New focus aims to energize exports
Infrastructure including rail, nuclear power to spearhead latest drive into overseas markets
China will lift sluggish exports by promoting rail, nuclear power and surplus products in overseas markets after trade growth fell short of its target last year.
The exploration of overseas markets for railways, nuclear power and other sectors involving the use of large-scale equipment will be upgraded through joint-ventures and public-private partnerships, top members of the State Council decided on Wednesday. Premier Li Keqiang presided over the executive meeting.

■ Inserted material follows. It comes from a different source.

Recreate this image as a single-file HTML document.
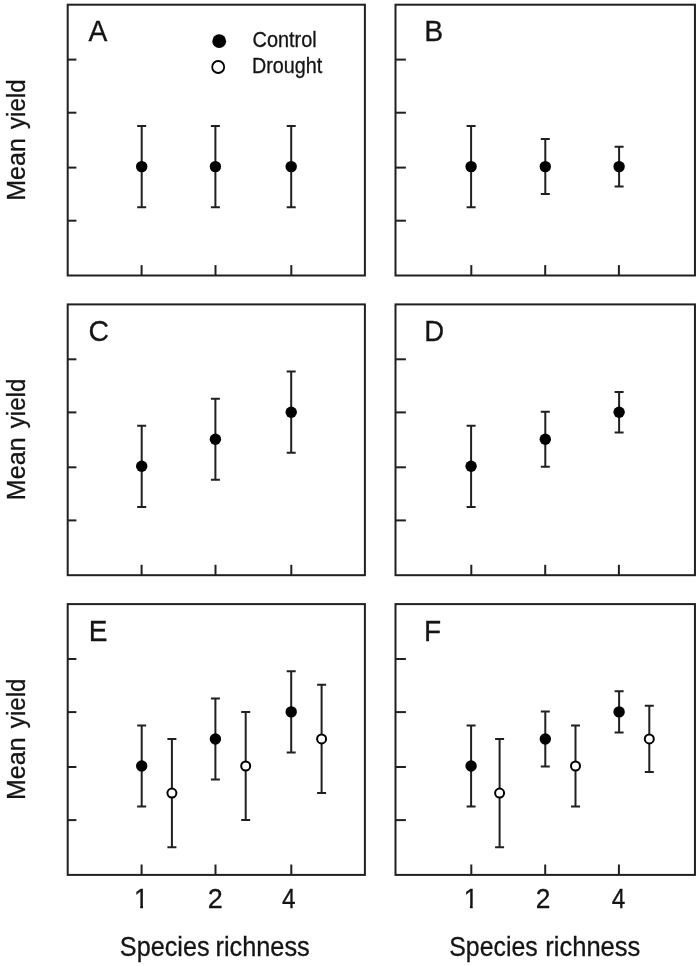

Industrial resources in those sectors should be integrated, according to a statement released after the meeting. The decision was in line with the ongoing merger of the country’s top two train makers, hinting that a similar overhaul in related industries could be possible.
Industries with overcapacity, including steel, nonferrous smelting, building materials and textiles, are also included in China’s latest plan to reach out to overseas markets, the statement said.
The statement said the plan will become another engine to drive the country’s exports and help with needed upgrading of domestic industries.
China has relied heavily on the export of large-scale equipment, such as railways and nuclear power facilities, to boost trade after missing its growth target for the third consecutive year.
The country’s foreign trade rose by 3.4 percent last year, far behind its target of 7 percent. Exports grew by 4.9 percent last year to 14.4 trillion yuan ($2.32 trillion), and the surplus widened to 2.35 trillion yuan.
In its latest move, China CNR Corp, a leading manufacturer of locomotives in China, announced an export contract for subway trains with the United States on Jan 27. It was the first foray into the US rail transit market, Xinhua News Agency reported.
The manufacturer will sell 284 subway trains worth 4.12 billion yuan to equip Red and Orange subway lines in Boston, the announcement said.
Wang Mengshu, an academic at the Chinese Academy of Engineering who specializes in rail and infrastructure projects, said China boasts the longest rail lines in the world — proof of its technological success — and Chinese rail companies’ prices are more competitive than Japanese and German companies.
“Railway exports invigorate the whole industrial chain, including the manufacturing of locomotives, parts and signals,” he said.
Chinese companies are more competitive since they are able to offer a whole package of services, including infrastructure construction, locomotive manufacturing, maintenance and professional training, Wang said.
Wednesday’s executive meeting also brought a decision to build more business incubators to provide logistics, legal and accounting services for startup companies.
It asked local governments to streamline the administrative procedures for small and micro companies, and to provide offices at low cost or subsidize their rent, Internet and other fixed expenses.
The meeting pledged to use government-backed funds and tax exemptions to support early-stage scientific and technological companies, which often face difficulties in borrowing capital because of their lack of tangible assets.
Angel investors, crowd funding, a regional stock exchange market and intellectual property mortgages will also be encouraged to support startup businesses.